August 1, 2023
James Williams - Fractional CTO Masterclass
James Williams of Cofebe joined me on Ditching Hourly to give what amounted to a masterclass on how to avoid failure and delight clients as a fractional CTO.
Key Points
- Fractional CTO services allow entrepreneurs to access valuable CTO insights at a fraction of the cost of hiring a full-time CTO.
- Fractional CTO engagements typically last anywhere from eight months to a year, with the aim of eventually hiring a full-time CTO or team.
- The focus is on outcome-oriented implementation rather than just selling hours, ensuring that both parties are invested in achieving business goals.
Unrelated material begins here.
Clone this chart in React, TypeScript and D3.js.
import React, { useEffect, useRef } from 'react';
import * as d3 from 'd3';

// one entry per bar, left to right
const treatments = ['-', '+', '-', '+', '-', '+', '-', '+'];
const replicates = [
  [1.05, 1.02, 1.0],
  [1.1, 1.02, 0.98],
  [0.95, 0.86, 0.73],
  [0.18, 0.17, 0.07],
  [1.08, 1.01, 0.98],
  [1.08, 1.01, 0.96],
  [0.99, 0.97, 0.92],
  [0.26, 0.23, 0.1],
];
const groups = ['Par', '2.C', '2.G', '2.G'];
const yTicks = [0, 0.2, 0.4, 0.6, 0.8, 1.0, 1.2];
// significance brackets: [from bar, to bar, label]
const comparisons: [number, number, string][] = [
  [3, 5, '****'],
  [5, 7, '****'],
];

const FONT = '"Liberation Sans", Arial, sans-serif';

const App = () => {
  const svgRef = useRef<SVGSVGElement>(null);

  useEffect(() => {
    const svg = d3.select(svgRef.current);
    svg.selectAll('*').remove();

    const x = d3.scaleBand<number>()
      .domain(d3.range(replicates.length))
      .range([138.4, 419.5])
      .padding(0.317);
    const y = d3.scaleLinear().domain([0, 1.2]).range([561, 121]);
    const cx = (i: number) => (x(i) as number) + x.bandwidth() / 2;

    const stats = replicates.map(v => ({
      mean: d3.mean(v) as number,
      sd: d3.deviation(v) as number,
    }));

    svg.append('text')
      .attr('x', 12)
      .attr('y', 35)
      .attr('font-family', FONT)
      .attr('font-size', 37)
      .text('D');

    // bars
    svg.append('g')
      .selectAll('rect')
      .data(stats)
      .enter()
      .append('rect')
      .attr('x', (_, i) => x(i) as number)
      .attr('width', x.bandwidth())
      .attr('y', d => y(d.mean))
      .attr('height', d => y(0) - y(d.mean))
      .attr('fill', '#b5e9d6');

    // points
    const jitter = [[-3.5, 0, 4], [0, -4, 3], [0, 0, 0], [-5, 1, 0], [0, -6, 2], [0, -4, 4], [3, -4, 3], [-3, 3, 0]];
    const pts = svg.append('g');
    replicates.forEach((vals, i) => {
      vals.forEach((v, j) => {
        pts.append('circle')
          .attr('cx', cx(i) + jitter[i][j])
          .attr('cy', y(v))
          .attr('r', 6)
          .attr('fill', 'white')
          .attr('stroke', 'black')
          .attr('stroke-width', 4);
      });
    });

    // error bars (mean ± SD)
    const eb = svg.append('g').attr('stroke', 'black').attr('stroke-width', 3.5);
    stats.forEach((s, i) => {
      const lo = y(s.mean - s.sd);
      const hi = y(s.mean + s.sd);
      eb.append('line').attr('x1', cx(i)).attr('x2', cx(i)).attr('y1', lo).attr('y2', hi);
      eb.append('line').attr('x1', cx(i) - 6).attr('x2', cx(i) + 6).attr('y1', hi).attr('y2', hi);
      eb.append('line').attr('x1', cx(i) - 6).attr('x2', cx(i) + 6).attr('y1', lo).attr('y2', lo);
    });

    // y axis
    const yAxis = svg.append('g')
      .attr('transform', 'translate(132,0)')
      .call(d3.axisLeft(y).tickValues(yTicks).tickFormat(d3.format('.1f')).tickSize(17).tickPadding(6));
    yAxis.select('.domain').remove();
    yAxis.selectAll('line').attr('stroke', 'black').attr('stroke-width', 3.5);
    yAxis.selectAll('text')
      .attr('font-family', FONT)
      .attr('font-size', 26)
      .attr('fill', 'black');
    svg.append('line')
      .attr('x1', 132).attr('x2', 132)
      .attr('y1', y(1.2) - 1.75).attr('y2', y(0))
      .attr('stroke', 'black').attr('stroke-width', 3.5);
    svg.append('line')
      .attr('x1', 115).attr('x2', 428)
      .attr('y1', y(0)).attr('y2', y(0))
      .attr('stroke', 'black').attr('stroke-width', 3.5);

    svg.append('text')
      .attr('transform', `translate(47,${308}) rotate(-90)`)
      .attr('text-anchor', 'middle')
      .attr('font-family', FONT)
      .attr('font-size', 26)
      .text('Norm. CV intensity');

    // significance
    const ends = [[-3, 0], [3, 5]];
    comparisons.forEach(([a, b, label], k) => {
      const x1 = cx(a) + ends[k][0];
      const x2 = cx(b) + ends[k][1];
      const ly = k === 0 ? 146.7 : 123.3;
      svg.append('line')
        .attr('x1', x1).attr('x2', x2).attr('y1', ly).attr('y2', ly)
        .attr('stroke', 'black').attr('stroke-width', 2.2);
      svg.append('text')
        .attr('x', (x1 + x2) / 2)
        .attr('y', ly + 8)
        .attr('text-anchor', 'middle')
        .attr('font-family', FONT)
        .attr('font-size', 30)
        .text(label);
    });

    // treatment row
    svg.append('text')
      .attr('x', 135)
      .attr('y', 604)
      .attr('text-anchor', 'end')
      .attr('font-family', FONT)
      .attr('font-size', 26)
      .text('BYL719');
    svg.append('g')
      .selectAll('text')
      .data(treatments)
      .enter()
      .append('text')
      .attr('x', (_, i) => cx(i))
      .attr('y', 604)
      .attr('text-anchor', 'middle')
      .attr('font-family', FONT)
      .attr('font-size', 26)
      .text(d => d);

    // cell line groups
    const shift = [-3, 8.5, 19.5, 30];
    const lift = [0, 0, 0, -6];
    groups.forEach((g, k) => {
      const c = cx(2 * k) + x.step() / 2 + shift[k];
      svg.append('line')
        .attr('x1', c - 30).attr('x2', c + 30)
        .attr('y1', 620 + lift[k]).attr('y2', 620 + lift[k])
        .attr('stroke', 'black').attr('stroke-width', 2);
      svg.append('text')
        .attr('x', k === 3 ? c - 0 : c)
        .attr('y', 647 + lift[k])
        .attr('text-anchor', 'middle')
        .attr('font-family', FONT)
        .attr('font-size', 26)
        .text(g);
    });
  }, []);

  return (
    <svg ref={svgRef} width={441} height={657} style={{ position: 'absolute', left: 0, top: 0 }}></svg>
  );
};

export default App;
- Keeping the narrative on the goal helps avoid debates over past proposals or task lists.
- Setting the tone for the consultant relationship by being honest, direct, and committed to achieving results.
- Using qualitative goals and demo-driven plans to measure progress and ensure client satisfaction.
Quotable Quotes
- ”We don’t even do scope of work.“
- “It’s not about the hours. It’s about the outcomes.”
- “They’re less concerned about what our Jira tickets look like and more concerned about the outcomes that we can achieve.”
- “I would rather take the advisory part and use their team if they have one.”
- “Instead of waiting for mommy to come tell us what to do, let’s dictate the roadmap to the client and proactively share our vision.”
- “Business guys get yachts, and engineers get nice monitors, and I want to cut that crap out.”
- “How do you go from $110,000 a year to $230,000 a year or $300,000?”
- “The chance of failure increases proportionally with you accepting what the client tells you what to do.”
- “If you accept 100% of your client’s suggestions and three months from they can’t launch or it fails, guess whose fault that is?”
- “If you keep the narrative on the goal, you can avoid debates about scope.”
- “I ask a trillion questions upfront to disqualify prospects before considering pricing.”
- “To guide the engineers, I write paragraphs on how the client should feel at every demo and what the qualitative goal should be.“
- “My goal is always to get smaller, not bigger.”